Endurance horse fractures under scrutiny

Ruth Carlson, chair of the FEI Endurance Committee; Ian Williams, FEI Director, Non-Olympic Sports; Brian Sheehan, FEI Endurance Committee member, at the Round Table.
L-R: Ruth Carlson, chair of the FEI Endurance Committee; Ian Williams, FEI Director, Non-Olympic Sports; Brian Sheahan, FEI Endurance Committee member, at the Round Table. © Edouard Curchod/FEI

The incidence of fractures in endurance horses was among the topics discussed at the Endurance Round Table session on the final day of the FEI Sports Forum yesterday in Lausanne, Switzerland.

The subject was raised by former Endurance Committee member Jean-Louis Leclerc (France), who asked what was being done to address the issue.

FEI Director Non-Olympic Sports Ian Williams confirmed that the FEI has been looking into both the causes and prevention of these types of injuries “to ensure that the welfare of the horse is absolutely the central pillar of endurance in the future”.

He stated that there is an ongoing review in FEI Headquarters, compiling facts and figures to create the safest possible environment for Endurance horses.

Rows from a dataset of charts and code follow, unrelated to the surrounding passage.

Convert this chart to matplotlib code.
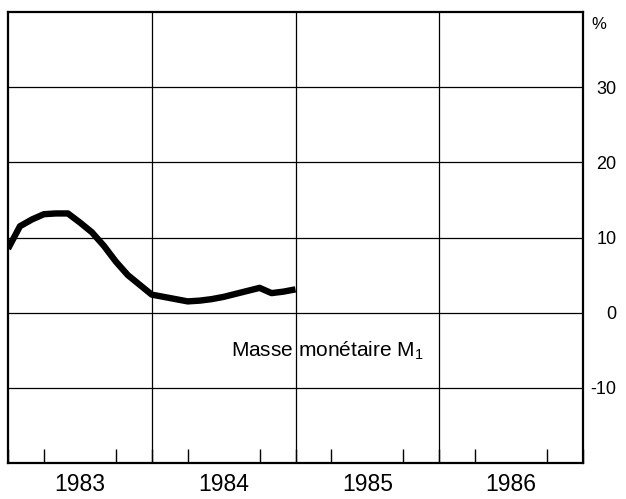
import matplotlib
matplotlib.use("Agg")
import matplotlib.pyplot as plt
import matplotlib.transforms as mtransforms
import numpy as np

plt.rcParams['font.family'] = ['Liberation Sans', 'DejaVu Sans']
plt.rcParams['mathtext.fontset'] = 'custom'
plt.rcParams['mathtext.rm'] = 'Liberation Sans'

# Data: monthly growth of money supply M1 (%), Jan 1983 .. Jan 1985
months = 1983 + np.arange(25) / 12.0
m1 = [8.5, 11.5, 12.4, 13.1, 13.2, 13.2, 12.0, 10.7, 8.9, 6.8, 5.0, 3.7,
      2.4, 2.1, 1.8, 1.5, 1.6, 1.8, 2.1, 2.5, 2.9, 3.3, 2.6, 2.8, 3.1]

years = [1983, 1984, 1985, 1986]
year_labels = ['1983', '1984', '1985', '1986']
y_ticks = [-10, 0, 10, 20, 30]
y_ticklabels = ['-10', '0', '10', '20', '30']
series_label = 'Masse monétaire M$_1$'

fig = plt.figure(figsize=(6.26, 4.99), dpi=100)
ax = fig.add_axes([8/626, 36/499, 575/626, 451/499])

ax.set_xlim(1983, 1987)
ax.set_ylim(-20, 40)

# grid lines
for yb in years[1:]:
    ax.axvline(yb, color='black', lw=0.9, zorder=1)
for yt in y_ticks:
    ax.axhline(yt, color='black', lw=0.9, zorder=1)

ax.plot(months, m1, color='black', lw=4.6, solid_joinstyle='round',
        solid_capstyle='butt', zorder=3)

ax.text(1984.55, -5, series_label, fontsize=15, ha='left', va='center',
        color='black')

# x axis: labels at year centers, quarter ticks
ax.set_xticks([y + 0.5 for y in years])
ax.set_xticklabels(year_labels, fontsize=16.5)
ax.tick_params(axis='x', which='major', length=0, pad=7)
ax.set_xticks(np.arange(1983, 1987.01, 0.25), minor=True)
ax.tick_params(axis='x', which='minor', direction='in', length=10,
               width=1.0, bottom=True, top=False)

# y axis on the right
ax.yaxis.tick_right()
ax.set_yticks(y_ticks)
ax.set_yticklabels(y_ticklabels, fontsize=13)
ax.tick_params(axis='y', which='major', length=0, pad=24)
for lab in ax.get_yticklabels():
    lab.set_horizontalalignment('right')

for sp in ax.spines.values():
    sp.set_linewidth(1.6)
    sp.set_color('black')

trans = mtransforms.blended_transform_factory(ax.transAxes, ax.transData)
ax.text(1.014, 38.4, '%', transform=trans, fontsize=12, ha='left',
        va='center')

fig.savefig('out.png', dpi=100)
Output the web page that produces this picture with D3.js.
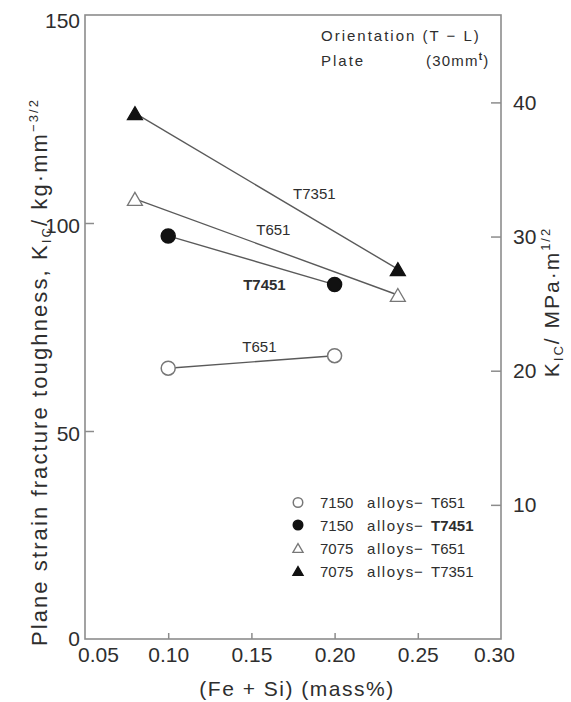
<!DOCTYPE html>
<html><head><meta charset="utf-8">
<script src="https://cdn.jsdelivr.net/npm/d3@7"></script>
<style>
body{margin:0;background:#fff;}
svg{display:block;}
text{font-family:"Liberation Sans",Arial,Helvetica,sans-serif;fill:#2e2e2e;}
</style></head>
<body>
<script>
// ---- data ----
const xTicks = [0.05, 0.10, 0.15, 0.20, 0.25, 0.30];
const yTicksKg = [0, 50, 100, 150];
const yTicksMPa = [10, 20, 30, 40];
const kgToMPa = 0.3101;

const x7150 = [0.10, 0.20];
const k7150_T651 = [65.1, 68.1];
const k7150_T7451 = [96.9, 85.2];
const x7075 = [0.08, 0.238];
const k7075_T651 = [105.8, 82.7];
const k7075_T7351 = [126.4, 88.9];

const seriesNames = ["7150 alloys \u2212 T651", "7150 alloys \u2212 T7451", "7075 alloys \u2212 T651", "7075 alloys \u2212 T7351"];
const lineLabels = ["T651", "T7451", "T651", "T7351"];

// ---- layout ----
const W = 571, H = 702;
const L = 85, R = 501, T = 15, B = 639;

const svg = d3.select("body").append("svg").attr("width", W).attr("height", H);

const x = d3.scaleLinear().domain([0.05, 0.30]).range([L, R]);
const y = d3.scaleLinear().domain([0, 150]).range([B, T]);
const yR = d3.scaleLinear().domain([0, 150 * kgToMPa]).range([B, T]);

const axisColor = "#8c8c8c";
const lineColor = "#5a5a5a";

// frame
svg.append("rect").attr("x", L).attr("y", T).attr("width", R - L).attr("height", B - T)
  .attr("fill", "none").attr("stroke", axisColor).attr("stroke-width", 1.6);

// left axis
const gL = svg.append("g").attr("transform", `translate(${L},0)`)
  .call(d3.axisLeft(y).tickValues(yTicksKg).tickSize(-9).tickPadding(5).tickFormat(d3.format("d")));
gL.select(".domain").remove();
gL.selectAll(".tick line").attr("stroke", axisColor).attr("stroke-width", 1.5)
  .filter(d => d === 0 || d === 150).remove();
gL.selectAll(".tick text").attr("font-size", 21).attr("fill", "#2e2e2e")
  .attr("transform", d => `translate(0,${d === 150 ? 6 : d === 0 ? 0 : 3})`);

// bottom axis
const gB = svg.append("g").attr("transform", `translate(0,${B})`)
  .call(d3.axisBottom(x).tickValues(xTicks).tickSize(-6).tickPadding(8).tickFormat(d3.format(".2f")));
gB.select(".domain").remove();
gB.selectAll(".tick line").attr("stroke", axisColor).attr("stroke-width", 1.5)
  .filter(d => d === 0.05 || d === 0.30).remove();
gB.selectAll(".tick text").attr("font-size", 21).attr("fill", "#2e2e2e")
  .attr("transform", d => `translate(${d === 0.05 ? 13 : d === 0.30 ? -7 : 0},0)`);

// right axis
const gR = svg.append("g").attr("transform", `translate(${R},0)`)
  .call(d3.axisRight(yR).tickValues(yTicksMPa).tickSize(-10).tickPadding(12).tickFormat(d3.format("d")));
gR.select(".domain").remove();
gR.selectAll(".tick line").attr("stroke", axisColor).attr("stroke-width", 1.5);
gR.selectAll(".tick text").attr("font-size", 21).attr("fill", "#2e2e2e");

// axis titles
const yt = svg.append("text").attr("transform", "translate(47,372) rotate(-90)")
  .attr("text-anchor", "middle").attr("font-size", 22).attr("letter-spacing", 2.1);
yt.append("tspan").text("Plane strain fracture toughness, K");
yt.append("tspan").attr("font-size", 13).attr("dy", 4).text("IC");
yt.append("tspan").attr("dy", -4).text("/ kg\u00b7mm");
yt.append("tspan").attr("font-size", 13).attr("dy", -9).text("\u22123/2");

const yt2 = svg.append("text").attr("transform", "translate(559,302) rotate(-90)")
  .attr("text-anchor", "middle").attr("font-size", 21).attr("letter-spacing", 2);
yt2.append("tspan").text("K");
yt2.append("tspan").attr("font-size", 13).attr("dy", 4).text("IC");
yt2.append("tspan").attr("dy", -4).text("/ MPa\u00b7m");
yt2.append("tspan").attr("font-size", 13).attr("dy", -9).text("1/2");

svg.append("text").attr("x", 297).attr("y", 696).attr("text-anchor", "middle")
  .attr("font-size", 21).attr("letter-spacing", 1.5).text("(Fe + Si) (mass%)");

// annotation
svg.append("text").attr("x", 321).attr("y", 41).attr("font-size", 15).attr("letter-spacing", 2.0)
  .text("Orientation (T \u2212 L)");
svg.append("text").attr("x", 321).attr("y", 66).attr("font-size", 15).attr("letter-spacing", 2.0)
  .text("Plate");
const pt = svg.append("text").attr("x", 426).attr("y", 66).attr("font-size", 15).attr("letter-spacing", 1.2);
pt.append("tspan").text("(30mm");
pt.append("tspan").attr("font-size", 10).attr("font-weight", "bold").attr("dy", -6).text("t");
pt.append("tspan").attr("dy", 6).text(")");

// series
const series = [
  {xs: x7150, ys: k7150_T651, shape: "circle", fill: "#fff"},
  {xs: x7150, ys: k7150_T7451, shape: "circle", fill: "#111"},
  {xs: x7075, ys: k7075_T651, shape: "tri", fill: "#fff"},
  {xs: x7075, ys: k7075_T7351, shape: "tri", fill: "#111"},
];
const line = d3.line().x(d => x(d[0])).y(d => y(d[1]));

function marker(g, shape, fill, cx, cy, s) {
  if (shape === "circle") {
    g.append("circle").attr("cx", cx).attr("cy", cy).attr("r", 7 * s)
      .attr("fill", fill).attr("stroke", fill === "#fff" ? "#777" : "#111").attr("stroke-width", 1.5);
  } else {
    const w = 15 * s, h = 13 * s;
    g.append("path").attr("d", `M${cx},${cy - h / 2}L${cx + w / 2},${cy + h / 2}L${cx - w / 2},${cy + h / 2}Z`)
      .attr("fill", fill).attr("stroke", fill === "#fff" ? "#777" : "#111").attr("stroke-width", 1.3)
      .attr("stroke-linejoin", "miter");
  }
}

const gS = svg.append("g");
series.forEach(s => {
  const pts = s.xs.map((v, i) => [v, s.ys[i]]);
  gS.append("path").attr("d", line(pts)).attr("fill", "none").attr("stroke", lineColor).attr("stroke-width", 1.4);
});
series.forEach(s => {
  s.xs.forEach((v, i) => marker(gS, s.shape, s.fill, x(v), y(s.ys[i]), 1));
});

// line labels (offset from each segment's midpoint)
const lblPos = [
  {s: 0, dx: 8, dy: -15, bold: false},
  {s: 1, dx: 13, dy: 24, bold: true},
  {s: 2, dx: 7, dy: -17, bold: false},
  {s: 3, dx: 48, dy: 2, bold: false},
];
lblPos.forEach(p => {
  const s = series[p.s];
  const mx = (x(s.xs[0]) + x(s.xs[1])) / 2, my = (y(s.ys[0]) + y(s.ys[1])) / 2;
  svg.append("text").attr("x", mx + p.dx).attr("y", my + p.dy).attr("text-anchor", "middle")
    .attr("dominant-baseline", "central")
    .attr("font-size", 15).attr("font-weight", p.bold ? "bold" : "normal")
    .attr("fill", p.bold ? "#000" : "#333").text(lineLabels[p.s]);
});

// legend
const legY = [502.5, 525, 548, 571];
series.forEach((s, i) => {
  marker(svg, s.shape, s.fill, 298, legY[i], 0.68);
  const parts = seriesNames[i].split(" ");
  svg.append("text").attr("x", 320).attr("y", legY[i]).attr("dominant-baseline", "central")
    .attr("font-size", 15).attr("fill", "#3a3a3a").text(parts[0]);
  svg.append("text").attr("x", 367).attr("y", legY[i]).attr("dominant-baseline", "central")
    .attr("font-size", 15).attr("letter-spacing", 1.6).attr("fill", "#3a3a3a").text(parts[1]);
  svg.append("text").attr("x", 414).attr("y", legY[i]).attr("dominant-baseline", "central")
    .attr("font-size", 15).attr("fill", "#3a3a3a").text(parts[2]);
  svg.append("text").attr("x", 431).attr("y", legY[i]).attr("dominant-baseline", "central")
    .attr("font-size", 15).attr("font-weight", i === 1 ? "bold" : "normal")
    .attr("fill", i === 1 ? "#000" : "#3a3a3a").text(parts[3]);
});
</script>
</body></html>
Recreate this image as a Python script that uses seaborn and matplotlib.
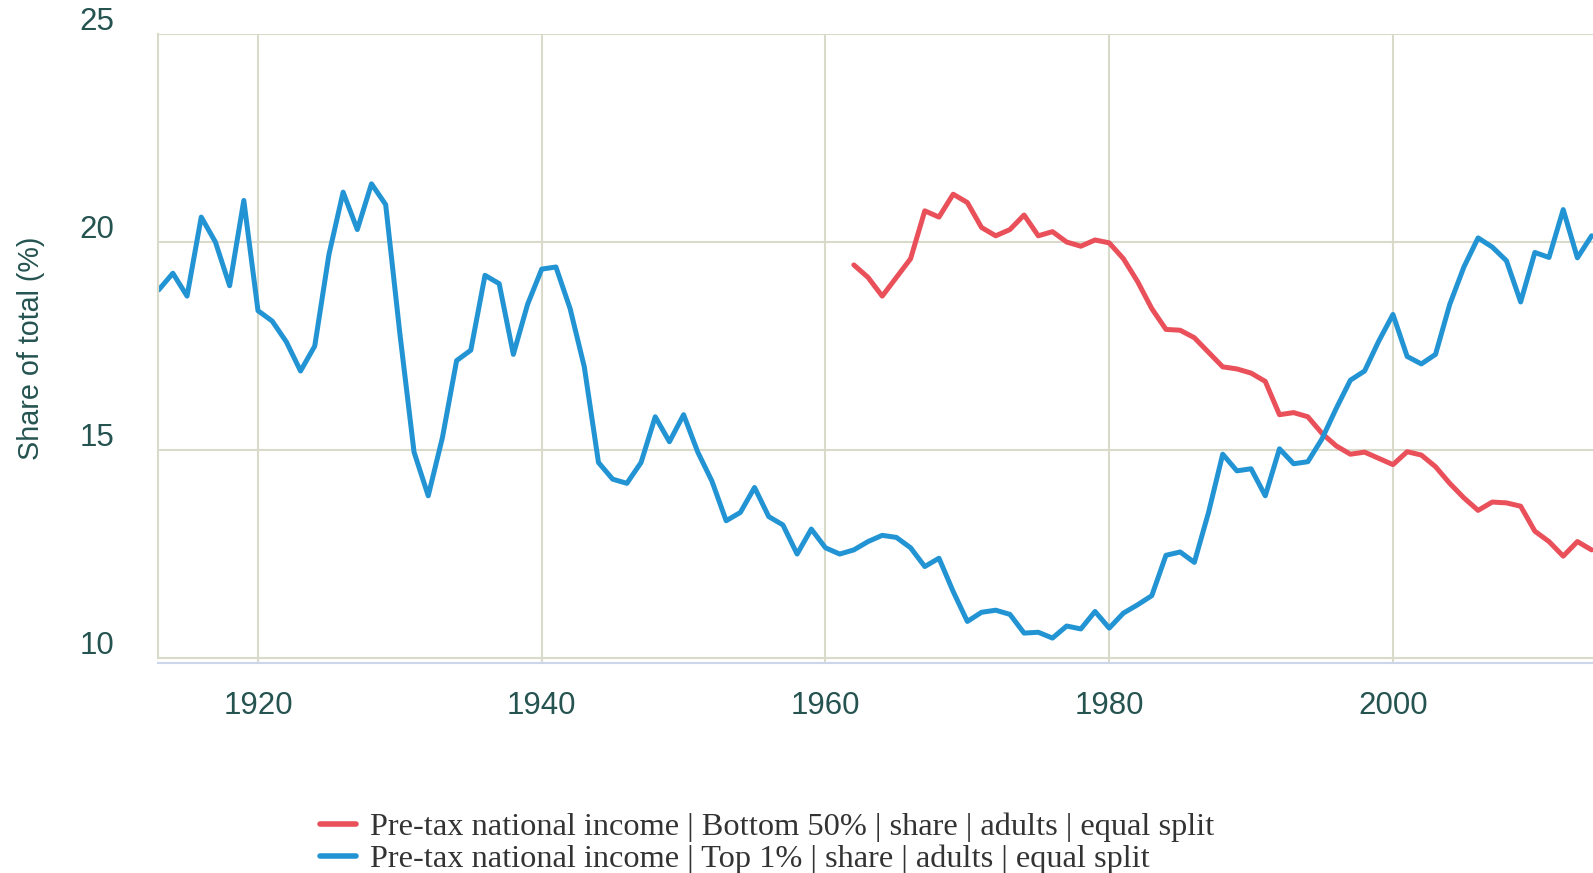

FEI Veterinary Delegate Fred Barrelet (Switzerland), one of the FEI’s most senior and experienced 4* vets and head of Veterinary Services for the upcoming FEI World Endurance Championships in Euston Park (GB), said it was necessary to have assessment and understanding of when and where injuries occur.

“We can then know where the problems are and how they should be addressed. If the rules as they stand are implemented correctly, I am confident that incidents of career limiting and career ending injuries can be reduced back to a low level.”

Barrelet also reported that Annamaria Nagy (Hungary), based at the Animal Health Trust in Newmarket (GB), is currently doing a PhD on orthopaedic injury rates in endurance horses globally. This data will also play an important role in the FEI study.

Representatives of National Federations and veterinarians contributed to discussion on proposed rule changes that will be presented to the FEI General Assembly 2012 in November. Various proposals made by the FEI Endurance Committee were debated before the meeting was opened up for general discussion.

The FEI Technical Committee has undertaken a full review of the present rules for Endurance Riding in the context of the rapid expansion of the discipline worldwide. The major rules changes, dealing with qualification, entries and the composition of championship teams, all received unanimous support from the participants.

Speaking after the session, Williams said: “to change the fundamentals of entries, qualifications and teams is a fantastic step forward.”

The changes involved the introduction of an Elite status for Junior, Young and Senior Athletes, the possibility of bringing spare horses to competitions, and adopting a format that would allow all six members of a squad to contribute to the final team result with the best three scores counting.

Under the proposed new rule, to achieve Junior/Young Rider Elite Athlete Status, athletes must have successfully completed a minimum of 10 CEI 2* 120km events or higher. To maintain this status, they must successfully complete at least one CEI 120km or higher event within every successive 24 months.

Senior Elite Athlete status would be awarded to riders who successfully complete a minimum of 10 CEI 3* 160km events or higher. To maintain Senior Elite Athlete status, Athletes must successfully complete at least one CEI 160 km within every successive 24 months.

Barrelet suggested that, apart from these qualification criteria, any disciplinary action within the 24-month status-maintaining period should be taken into account. The suggestion was taken on board by the Committee.

There was also strong support for changes in the rules relating to establishing the field of play, and the creation of the role of course designer. This new role will have a direct bearing on the level of safety and challenge of the courses.

The FEI Technical Committee also sought feedback on the final horse inspection and whether to change it to make it more spectator friendly.

FEI Endurance Committee Brian Sheahan (AUS) was adamant that horse welfare was not negotiable. “We can’t put public adulation before horse welfare or we can throw our rule book away,” he said. “We should think of ways to make the inspection easier for spectators to understand but we will never compromise our welfare standards.”

In his wrap-up of the key discussion points, Williams said: “The FEI is absolutely aware of the issues that this discipline faces and the rule changes have addressed what issues we can, but we are looking for more information to create a safe environment for our horses to perform in endurance.”

Endurance Committee chair Ruth Carlson brought the meeting to a close. “Please know that it’s not just in a forum like this that we welcome input,” she said. “If you have a concern, a suggestion, a problem, we want to hear about it. Please get in touch with us. We will take everything seriously and get back to everyone.”